For investors, layoffs can be interpreted in two ways. They may signal economic softness ahead, but they can also be viewed as cost-cutting measures that protect profit margins—especially in large-cap companies.

Chipmakers Jump as Tech Stocks Rally Accelerates

Within the broader tech stocks rally, semiconductor and storage names were among the strongest movers. Seagate Technology (NASDAQ:STX), Western Digital (NASDAQ:WDC), Sandisk (NASDAQ:SNDK), and Intel (NASDAQ:INTC) all surged between roughly 5% and 10% in premarket action.

Big moves in chip-related stocks can have an outsized impact on indexes because semiconductors sit at the center of AI infrastructure spending, cloud computing expansion, and consumer electronics demand. When investors become more optimistic about growth—or expect easier financial conditions—chipmakers often lead.

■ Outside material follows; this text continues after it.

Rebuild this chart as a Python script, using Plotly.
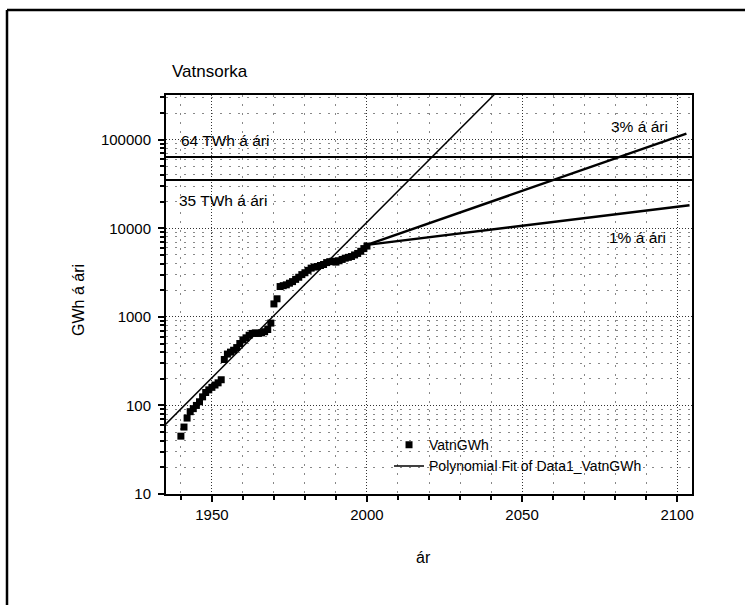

Earnings Season Adds Pressure to Deliver Results

Markets are also preparing for earnings updates from some of Wall Street’s most influential companies. Meta Platforms (NASDAQ:META), Microsoft (NASDAQ:MSFT), and Tesla (NASDAQ:TSLA) are among the major names expected to report soon, with Apple (NASDAQ:AAPL) also on deck.

With stock prices already near record highs, expectations are elevated. Investors want to see continued profit growth to justify premium valuations, particularly in mega-cap tech names that have powered much of the market’s recent gains.

Over the long run, corporate earnings tend to drive stock performance, and strong reports can keep the momentum alive.

Gold and Silver Surge as Investors Seek Safety

Even with a tech stocks rally underway, demand for safe-haven assets remains strong. Gold jumped sharply to around $5,263 per ounce, while silver climbed to about $112.50, both hovering near record levels.

Precious metals have benefited from investor concerns about currency volatility and geopolitical risk. Central banks and large institutions have also been increasing allocations to gold as an alternative store of value.

Bottom Line: Tech Leads, But Volatility Risks Remain

The current market mood is optimistic, with a tech stocks rally lifting major indexes and investors watching for a supportive Fed message. Still, the sharp moves in currencies, the surge in gold, and the wave of corporate layoffs show that uncertainty hasn’t disappeared—it’s simply being priced alongside strong earnings expectations.

For now, tech remains the engine of Wall Street’s momentum, but the next market move may depend on what the Fed says next and whether earnings can keep up with record-high valuations.